Am meisten hat mich an diesem Buch genervt, wie die Autorin den Leser förmlich dazu zwingen will, gewisse Personen zu hassen, während man mit anderen, die man tatsächlich unsympathisch findet, Mitleid haben soll. Auf mich wirkten somit sämtliche Personen künstlich und konstruiert und es war mir relativ schnell, relativ egal, was mit ihnen passiert.
Der arme Mickey, den die zahlreichen Ladies ja geradezu belästigen mit ihrer Anhänglichkeit. Die kleine, schüchterne Ellie, die den Mund nicht aufbekommt, da ihr tyrannischer Vater und die ebenso mäuschenhafte Mutter sie vollends einschüchtern. Dann natürlich noch Draufgänger Tom, der über die gesamte Länge des Buches nicht ein einziges Mal zu seiner Tat Wort ergreift, geschweige denn so etwas Ähnliches wie Reue zeigt. Von Mickeys sozial schwacher Familie möchte ich gar nicht erst beginnen, obwohl seine Schwester Karyn doch eigentlich der zentrale Punkt im Buch sein sollte.

Carina: Was die Personen angeht ging es mir ganz genauso. Sie wirkten einfach nicht wirklich echt, sondern alle durch und durch egoistisch und es gab nicht eine Person, die mir unter diesen Bedingungen leid getan hätte. Dass es sich die Geschichte allerdings nicht auf Karyn konzentriert war gerade das, was ich an der Geschichte so mochte, weil es mal  eine Sichtweise ist, an die man sonst so überhaupt nicht denkt.

Die verkriecht sich jedoch lieber zuhause, macht jedem und alles Vorwürfe, bis sie auf einmal alles vergessen zu haben scheint und wieder fröhlich durch die Gegend hopst.
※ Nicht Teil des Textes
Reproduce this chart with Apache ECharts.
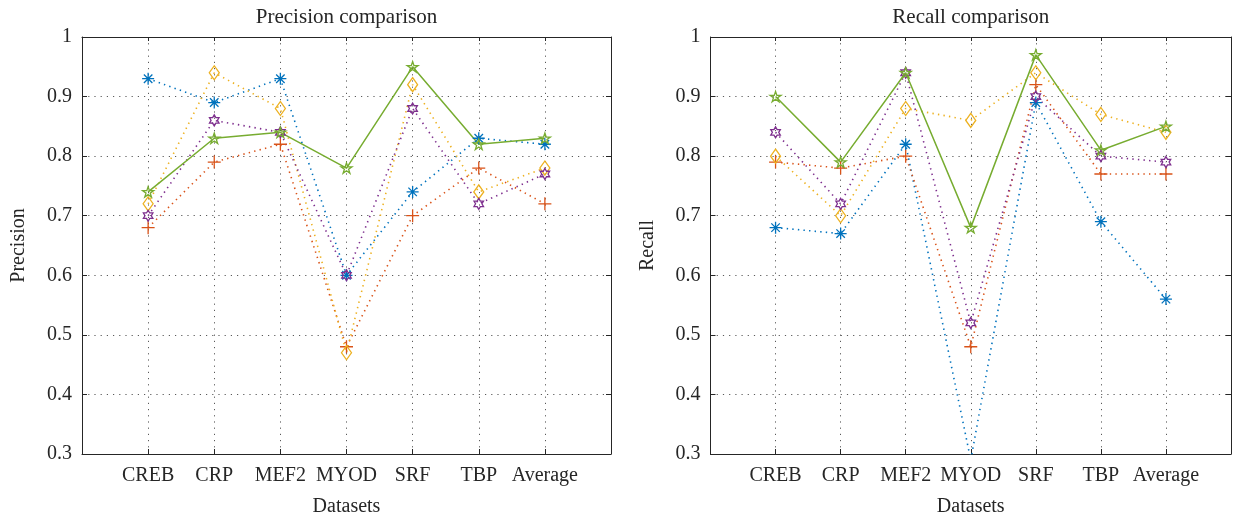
<!DOCTYPE html>
<html>
<head>
<meta charset="utf-8">
<script src="https://cdn.jsdelivr.net/npm/echarts@6/dist/echarts.min.js"></script>
<style>
html,body{margin:0;padding:0;background:#fff;}
#chart{width:1239px;height:520px;}
</style>
</head>
<body>
<div id="chart"></div>
<script>
// ---- data ----
const categories = ['CREB', 'CRP', 'MEF2', 'MYOD', 'SRF', 'TBP', 'Average'];
const yTicks = [0.3, 0.4, 0.5, 0.6, 0.7, 0.8, 0.9, 1];
const titles = ['Precision comparison', 'Recall comparison'];
const yNames = ['Precision', 'Recall'];
const xName = 'Datasets';

// Precision
const precBlue   = [0.93, 0.89, 0.93, 0.60, 0.74, 0.83, 0.82];
const precRed    = [0.68, 0.79, 0.82, 0.48, 0.70, 0.78, 0.72];
const precYellow = [0.72, 0.94, 0.88, 0.47, 0.92, 0.74, 0.78];
const precPurple = [0.70, 0.86, 0.84, 0.60, 0.88, 0.72, 0.77];
const precGreen  = [0.74, 0.83, 0.84, 0.78, 0.95, 0.82, 0.83];

// Recall
const recBlue   = [0.68, 0.67, 0.82, 0.29, 0.89, 0.69, 0.56];
const recRed    = [0.79, 0.78, 0.80, 0.48, 0.92, 0.77, 0.77];
const recYellow = [0.80, 0.70, 0.88, 0.86, 0.94, 0.87, 0.84];
const recPurple = [0.84, 0.72, 0.94, 0.52, 0.90, 0.80, 0.79];
const recGreen  = [0.90, 0.79, 0.94, 0.68, 0.97, 0.81, 0.85];

// ---- styles ----
const FONT = '"Liberation Serif", "DejaVu Serif", serif';
const AX = '#262626';
const GRIDC = '#5a5a5a';
const colors = { blue: '#0072BD', red: '#D95319', yellow: '#EDB120', purple: '#7E2F8E', green: '#77AC30' };
const SYM = {
  asterisk: 'path://M10,0L10,20M0,10L20,10M2.93,2.93L17.07,17.07M2.93,17.07L17.07,2.93',
  plus: 'path://M10,0L10,20M0,10L20,10',
  hexagram: 'path://M10,0L12.887,5L18.66,5L15.774,10L18.66,15L12.887,15L10,20L7.113,15L1.34,15L4.226,10L1.34,5L7.113,5Z',
  pentagram: 'path://M10,0L12.245,6.91L19.511,6.91L13.633,11.18L15.878,18.09L10,13.82L4.122,18.09L6.367,11.18L0.489,6.91L7.755,6.91Z'
};

const grids = [
  { left: 82, right: 1239 - 611, top: 37, bottom: 520 - 454, containLabel: false, outerBoundsMode: 'none' },
  { left: 710.5, right: 1239 - 1231, top: 37, bottom: 520 - 454, containLabel: false, outerBoundsMode: 'none' }
];

const xAxes = [], yAxes = [], series = [], titleArr = [];
grids.forEach((g, gi) => {
  const cx = g.left + (1239 - g.right - g.left) / 2;
  titleArr.push({
    text: titles[gi], left: cx, top: 7, textAlign: 'center', padding: 0,
    textStyle: { fontFamily: FONT, fontSize: 21, fontWeight: 'normal', color: AX }
  });
  const dotted = { show: true, lineStyle: { color: GRIDC, width: 1, type: [1.2, 5] } };
  xAxes.push({
    type: 'value', gridIndex: gi, min: 0, max: 8, interval: 1, position: 'bottom',
    axisLine: { show: true, onZero: false, lineStyle: { color: AX, width: 1 } },
    axisTick: { show: true, inside: true, length: 5, lineStyle: { color: AX } },
    axisLabel: { margin: 12, fontFamily: FONT, fontSize: 20, color: AX,
      formatter: v => categories[v - 1] || '' },
    splitLine: dotted,
    name: xName, nameLocation: 'middle', nameGap: 43,
    nameTextStyle: { fontFamily: FONT, fontSize: 20, color: AX }
  });
  xAxes.push({
    type: 'value', gridIndex: gi, min: 0, max: 8, interval: 1, position: 'top',
    axisLine: { show: true, onZero: false, lineStyle: { color: AX, width: 1 } },
    axisTick: { show: true, inside: true, length: 4, lineStyle: { color: AX } },
    axisLabel: { show: false }, splitLine: { show: false }
  });
  yAxes.push({
    type: 'value', gridIndex: gi, min: yTicks[0], max: yTicks[yTicks.length - 1], interval: 0.1, position: 'left',
    axisLine: { show: true, onZero: false, lineStyle: { color: AX, width: 1 } },
    axisTick: { show: true, inside: true, length: 5, lineStyle: { color: AX } },
    axisLabel: { margin: 10, fontFamily: FONT, fontSize: 20, color: AX,
      formatter: v => String(Math.round(v * 10) / 10) },
    splitLine: dotted,
    name: yNames[gi], nameLocation: 'middle', nameGap: 53,
    nameTextStyle: { fontFamily: FONT, fontSize: 20, color: AX }
  });
  yAxes.push({
    type: 'value', gridIndex: gi, min: yTicks[0], max: yTicks[yTicks.length - 1], interval: 0.1, position: 'right',
    axisLine: { show: true, onZero: false, lineStyle: { color: AX, width: 1 } },
    axisTick: { show: true, inside: true, length: 5, lineStyle: { color: AX } },
    axisLabel: { show: false }, splitLine: { show: false }
  });
});

function mk(gi, vals, color, symbol, size, solid) {
  return {
    type: 'line', xAxisIndex: gi * 2, yAxisIndex: gi * 2,
    data: vals.map((v, i) => [i + 1, v]),
    symbol: symbol, symbolSize: size, symbolKeepAspect: true, showSymbol: true,
    lineStyle: { color: color, width: solid ? 1.5 : 1.6, type: solid ? 'solid' : [1.4, 4.2] },
    itemStyle: { color: 'rgba(0,0,0,0)', borderColor: color, borderWidth: 1.3 },
    emphasis: { disabled: true },
    clip: true
  };
}
const sets = [
  [precBlue, precRed, precYellow, precPurple, precGreen],
  [recBlue, recRed, recYellow, recPurple, recGreen]
];
sets.forEach((s, gi) => {
  series.push(mk(gi, s[0], colors.blue, SYM.asterisk, 12, false));
  series.push(mk(gi, s[1], colors.red, SYM.plus, 13, false));
  series.push(mk(gi, s[2], colors.yellow, 'diamond', [10, 14], false));
  series.push(mk(gi, s[3], colors.purple, SYM.hexagram, 11, false));
  series.push(mk(gi, s[4], colors.green, SYM.pentagram, 11, true));
});

const chart = echarts.init(document.getElementById('chart'), null, { renderer: 'canvas' });
chart.setOption({
  animation: false,
  backgroundColor: '#fff',
  title: titleArr,
  grid: grids,
  xAxis: xAxes,
  yAxis: yAxes,
  series: series
});
</script>
</body>
</html>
Mickeys Mutter ist der typische Rabenmutter-Sozialfall. Verschwindet tagelang, lässt ihre Kinder im Stich, taucht erst wieder auf wenn es richtig brenzlig wird und mutiert dann zur Supermutti des Jahres.

Nicht nur durch die Charaktere, sondern auch durch die Story an sich könnte dieses Buch nicht klischeebeladener sein. Mickey, der aus der Unterschicht kommt, jeden Penny zwei Mal umdrehen muss und trotzdem von einer großen Karriere als Koch träumt. Klingt wie ein Schicksal aus der Fernsehserie Jamie’s Kitchen. Ellie, die aus reichem Hause stammt und sich den Luxus leisten kann, von einem Kunststudium zu träumen. Schon nach wenigen Wochen wissen natürlich beide, dass es die große Liebe ist.

Carina: So schlimm kam mir das beim Lesen gar nicht vor. Okay, hier treffen schon diese zwei typischen Welten aufeinander, aber gerade das machte die ganze Sache mit der Anschuldigung für mich interessanter, weil das die Grundlage dafür war, dass man Karyns Anschuldigungen anzweifelt.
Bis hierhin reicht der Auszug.